For centuries, many great minds have devoted their lives the pursuit of happiness, often desperately searching for the secret recipe.  Many philosophers have tried, but none have nailed it down to a science.  If we all knew the secret, they’d be selling it at Walmart.

“Excuse me, where can I find happiness?”

“Down isle 5, next to the scented candles”

I must proceed with caution here because it’s easy to look at my life and think I’m being a tad overzealous.  Much of life is a matter of perspective, and I know that one man’s problem is another man’s prize.  I have many of the ingredients of a great life.  I’m not starving on the streets and I’m not dying of an illness.  I have the love of friends and family and a living room full of wedding gifts we haven’t found a place for.  I am fully aware that I can easily count my blessings.

However, happiness isn’t necessary a matter of what you have, it’s how you feel.  Wait.  Let me clarify.  My philosophical research on the subject, from Plato to Schopenhauer to Nietzsche, in addition to my experience at the “School of Hard Knocks” has led me to the realization that happiness shouldn’t be confused with pleasure.  Happiness isn’t necessarily defined by the feeling you get when you sip a Starbucks latte or a laugh during a rerun of your favorite Simpson’s episode, although they both may help.  Happiness and pleasure should not be confused, because the latte will go cold and the rerun is usually followed by the 6 o’clock news.  Pleasure is fleeting and happiness is here to stay.

The subject is immense and can feel overdrawn and convoluted.  Nevertheless, It’s a subject of great interest to me and I look forward to delving deeper in subsequent posts.

Inevitably, I believe that before we can even enter the debate about what happiness is, it’s important to realize that whatever it ‘is’, it’s unattainable unless an individual believes himself or herself to be happy.  In other words, unless I truly believe that I’m happy, on a steady and consistent basis, I will never be happy.

To be happy with who you are is a concept closely tied to the idea of ‘personal integrity’.

  1. The quality of being honest and having strong moral principles.
  2. The consistency of actions, values, methods, measures, principles expectations and outcomes.
  3. The state of being whole and undivided.

Integrity is what we say, what we do, and what we say we do.” ~ Don Galer

I value this word greatly, so greatly that it’s the reason I know that I haven’t truly found happiness, yet.  I believe myself to be an honest and moral individual, relatively speaking of course.  Mr. Socrates is no Mother Theresa, but I try.  However, where I’m lacking is in the relationship between my actions and my values and expected outcomes.  If you have an expectation of the life you wish to lead and you’re not delivering, you’re not going to feel good about yourself.  How can you feel good about the person you are if you aren’t the person you claim to be.  Or worse, you aren’t the person you deserve to be.

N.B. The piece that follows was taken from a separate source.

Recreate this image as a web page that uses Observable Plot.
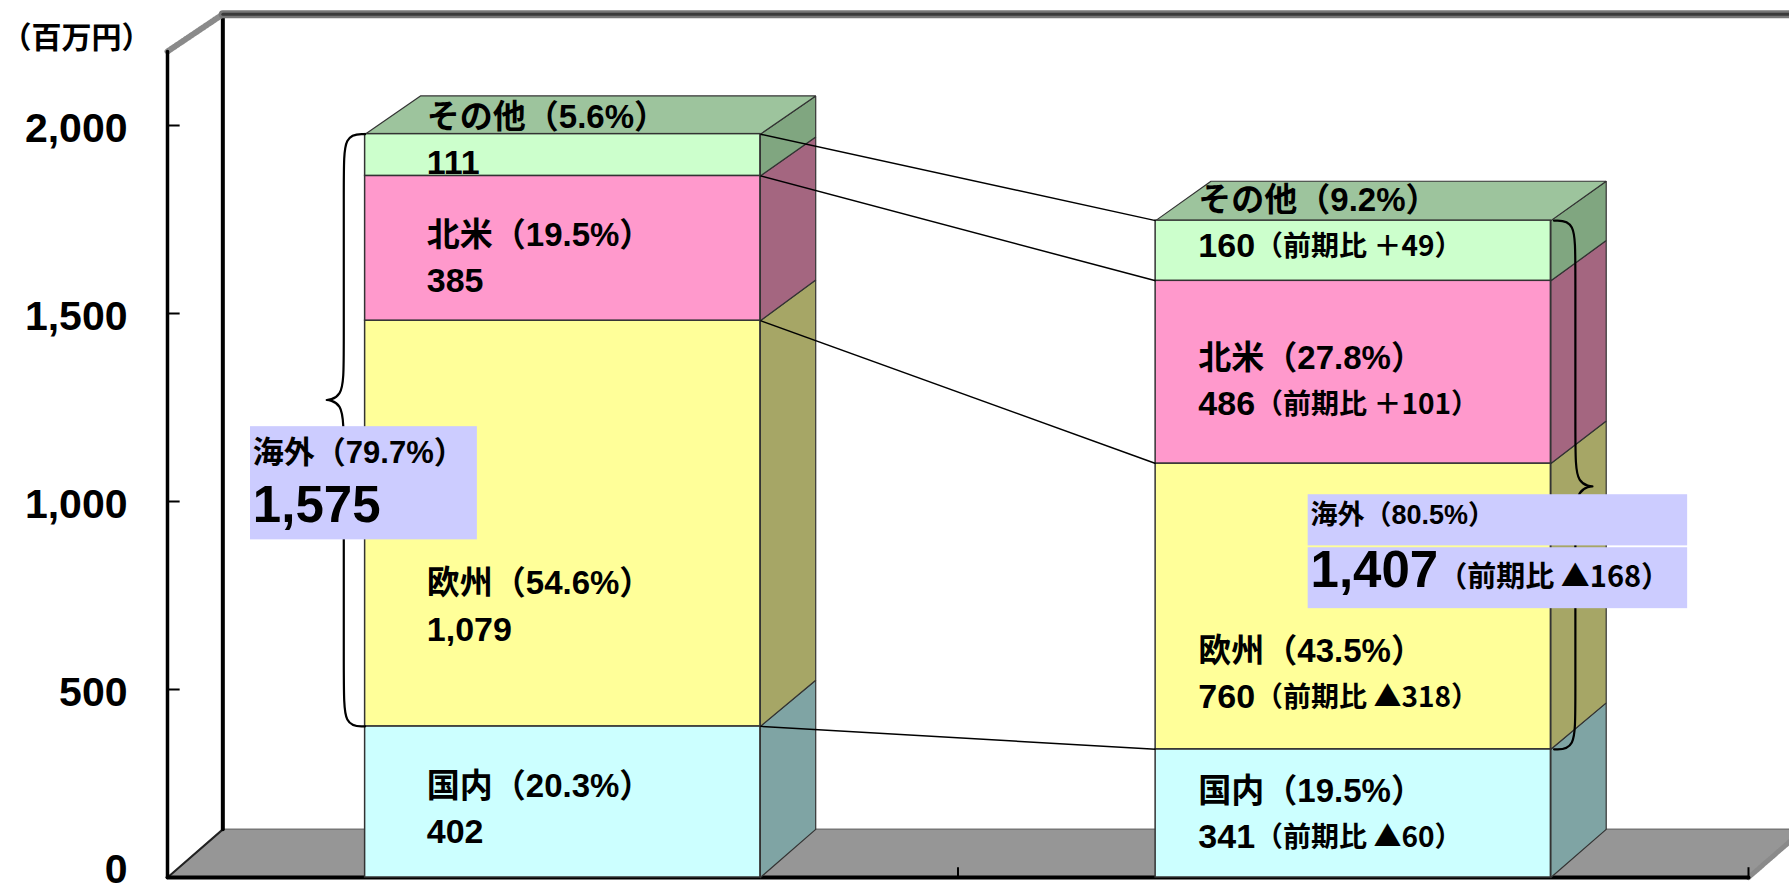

As I returned from my trip it was evident to me, perhaps by the 10 pounds I gained while on my honeymoon or returning to a disorganized workspace in my office that I’m not satisfied with certain aspects of my life.  I can’t feel integrity knowing that procrastination has cluttered my life and that stubbornness has led to relationships with unresolved differences.  Despite all the things I’m grateful for, I can’t be happy if I’m not happy with myself.

If anything, returning from a vacation is like returning back to being you, back to routine.  Except, this time it feels different… I feel different.  I feel an overwhelming need to make some changes, to be a Mr. Socrates that I can be happy with.  I want to live extraordinarily and it’s clear that my current mission is to find a sense personal integrity.  My search for wisdom is a search for happiness, a search for integrity.  Truth be told, I already feel a little better getting these thoughts out of my head and onto the screen.

For now, it’s time for me to get on with my day and find the time to sit quietly with myself and think about the aspects of my life that need the most attention.  But first things first, I’ve got to go make my own eggs.